Brailey’s impression of Easter oozed with unflattering stereotypes, as she reported that he was a “large Negro” whose “eyes were bloodshot and whose breath was strong with whisky,” and she concluded that his notions reflected the “piety of his race.” But she followed up on Easter’s hunch, tested the wooden casings, and found that they were indeed saturated with lead. And Brailey gave credit where it was due. When Baltimore’s health commissioner, Huntington Williams, drafted a medical article about the lead poisoning epidemic, which ultimately affected about forty children, almost all of whom were poor and black, he left Easter out. But Brailey insisted that she deserved none of the praise Williams accorded her. “It is very kind of you to link me at all with the storage battery situation,” Brailey told Williams, but “old Melrose Easter was the man with the idea.”
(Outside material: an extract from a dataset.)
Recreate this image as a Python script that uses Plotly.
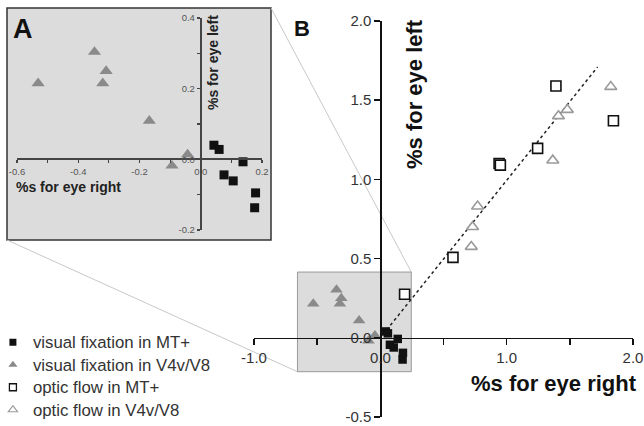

After discovering the source of the lead, public health officials turned their attention to how families came into possession of the casings and found that junk dealers who recycled lead batteries gave away the wooden battery casings to locals desperate for fuel during the Depression. Armed with this knowledge, the city of Baltimore stopped junkyards from giving away casings, the local Family Welfare Council provided families with alternative fuel instead, and Baltimore emerged as the most proactive city in the country in grappling with the potential of lead poisoning among the citizenry. Indeed, Baltimore’s example and alerts from public health officials such as Huntington Williams drew attention to similar problems in other cities in the United States.
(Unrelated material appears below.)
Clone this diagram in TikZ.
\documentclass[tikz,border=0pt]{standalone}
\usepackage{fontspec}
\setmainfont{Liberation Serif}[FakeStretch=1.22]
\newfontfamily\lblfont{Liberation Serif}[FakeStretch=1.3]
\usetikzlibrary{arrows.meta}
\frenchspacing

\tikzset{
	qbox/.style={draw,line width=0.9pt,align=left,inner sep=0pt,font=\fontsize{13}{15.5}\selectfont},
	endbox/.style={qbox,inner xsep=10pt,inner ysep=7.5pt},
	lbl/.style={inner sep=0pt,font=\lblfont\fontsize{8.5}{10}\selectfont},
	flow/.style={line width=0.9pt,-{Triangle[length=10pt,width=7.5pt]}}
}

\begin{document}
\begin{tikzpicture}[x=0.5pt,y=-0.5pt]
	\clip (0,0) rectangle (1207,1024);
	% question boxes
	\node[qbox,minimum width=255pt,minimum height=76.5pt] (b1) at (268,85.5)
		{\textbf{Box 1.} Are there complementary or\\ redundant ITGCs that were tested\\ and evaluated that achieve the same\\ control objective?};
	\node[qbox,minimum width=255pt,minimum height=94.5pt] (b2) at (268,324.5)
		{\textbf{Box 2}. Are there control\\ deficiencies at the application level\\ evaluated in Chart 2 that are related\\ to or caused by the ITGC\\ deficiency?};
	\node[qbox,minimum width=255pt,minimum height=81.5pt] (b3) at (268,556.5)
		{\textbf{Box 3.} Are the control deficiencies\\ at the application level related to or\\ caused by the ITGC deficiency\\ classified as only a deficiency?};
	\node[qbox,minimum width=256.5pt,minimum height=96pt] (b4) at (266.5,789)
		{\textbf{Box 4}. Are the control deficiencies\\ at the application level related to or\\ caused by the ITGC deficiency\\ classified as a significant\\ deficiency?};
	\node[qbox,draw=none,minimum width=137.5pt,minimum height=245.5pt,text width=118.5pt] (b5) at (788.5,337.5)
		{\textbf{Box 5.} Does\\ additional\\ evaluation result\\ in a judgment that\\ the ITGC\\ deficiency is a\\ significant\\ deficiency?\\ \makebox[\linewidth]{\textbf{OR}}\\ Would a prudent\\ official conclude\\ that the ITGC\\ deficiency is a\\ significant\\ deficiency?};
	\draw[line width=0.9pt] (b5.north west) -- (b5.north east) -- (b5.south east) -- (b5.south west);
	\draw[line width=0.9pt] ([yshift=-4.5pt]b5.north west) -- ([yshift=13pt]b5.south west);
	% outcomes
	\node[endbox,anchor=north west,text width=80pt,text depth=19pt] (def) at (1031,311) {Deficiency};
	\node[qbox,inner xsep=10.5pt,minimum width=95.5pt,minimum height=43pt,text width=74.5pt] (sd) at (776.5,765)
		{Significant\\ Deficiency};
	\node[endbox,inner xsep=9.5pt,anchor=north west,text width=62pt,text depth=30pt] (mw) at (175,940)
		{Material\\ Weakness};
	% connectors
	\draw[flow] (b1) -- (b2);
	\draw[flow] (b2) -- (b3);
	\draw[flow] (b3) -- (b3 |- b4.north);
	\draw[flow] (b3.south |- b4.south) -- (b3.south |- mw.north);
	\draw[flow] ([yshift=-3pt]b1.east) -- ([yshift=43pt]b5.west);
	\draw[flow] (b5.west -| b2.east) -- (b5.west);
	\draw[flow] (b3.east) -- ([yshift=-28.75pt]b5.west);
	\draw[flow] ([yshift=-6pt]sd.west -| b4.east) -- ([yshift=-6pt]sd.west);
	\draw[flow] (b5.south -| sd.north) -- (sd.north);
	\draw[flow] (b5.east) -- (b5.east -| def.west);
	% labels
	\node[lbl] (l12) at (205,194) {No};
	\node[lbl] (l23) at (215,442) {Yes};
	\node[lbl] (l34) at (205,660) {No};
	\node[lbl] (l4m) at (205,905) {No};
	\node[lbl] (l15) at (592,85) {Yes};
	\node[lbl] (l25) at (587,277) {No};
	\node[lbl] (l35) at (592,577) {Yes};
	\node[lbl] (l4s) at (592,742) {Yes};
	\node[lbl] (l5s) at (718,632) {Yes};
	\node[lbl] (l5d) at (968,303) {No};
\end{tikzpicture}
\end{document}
But it was no single individual or agency bureaucracy that discovered the cause of what was poisoning the children of Baltimore. It was instead the working-class people such as Melrose Easter who discovered it, thanks to their knowledge and understanding of the environmental health dangers that chronically plagued them, their neighborhoods, and their families. As the lead water crisis in Flint continues to unfold, it is heartening to see some recognition among public health officials of the need to take non-expert community knowledge seriously, even as well-deserved praise is accorded to key scientists such as Mona Hanna-Attisha, the pediatrician who first alerted authorities to abnormally high blood lead levels in Flint’s children, and Marc Edwards, the Virginia Tech engineer who did much to show how the poisoning had happened.”
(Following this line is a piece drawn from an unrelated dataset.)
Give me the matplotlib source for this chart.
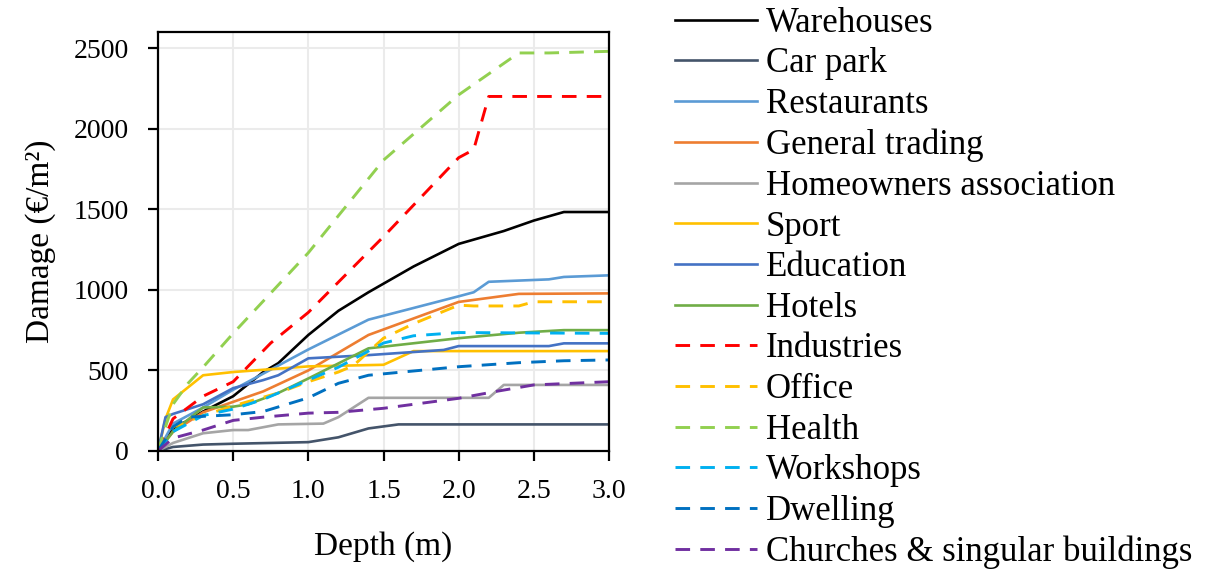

Many stories of public health discoveries are indeed stories of the applied genius of medical experts. But as the Baltimore lead poisoning epidemic of 1932 demonstrated, those discoveries are almost always at base the product of many people, including those rarely considered to be scientific or medical experts.
I really enjoyed reading the article Leif.
I enjoyed your article. To add some information, Miriam Brailey went on to have a distinguished career at Hopkins advocating for equal medical treatment for African Americans suffering from tuberculosis, especially children. Like many of her peers, she may not have been as forward-thinking as we want our heroes to be, but she fought successfully for increasing the number of hospital beds for black children in a segregated Baltimore, as they vastly outnumbered white children as victims of the disease. Her efforts didn’t go unnoticed: in June 1939, she was an invited speaker at the first annual conference of Negro Tuberculosis Workers at Howard University Medical School in Washington, D.C.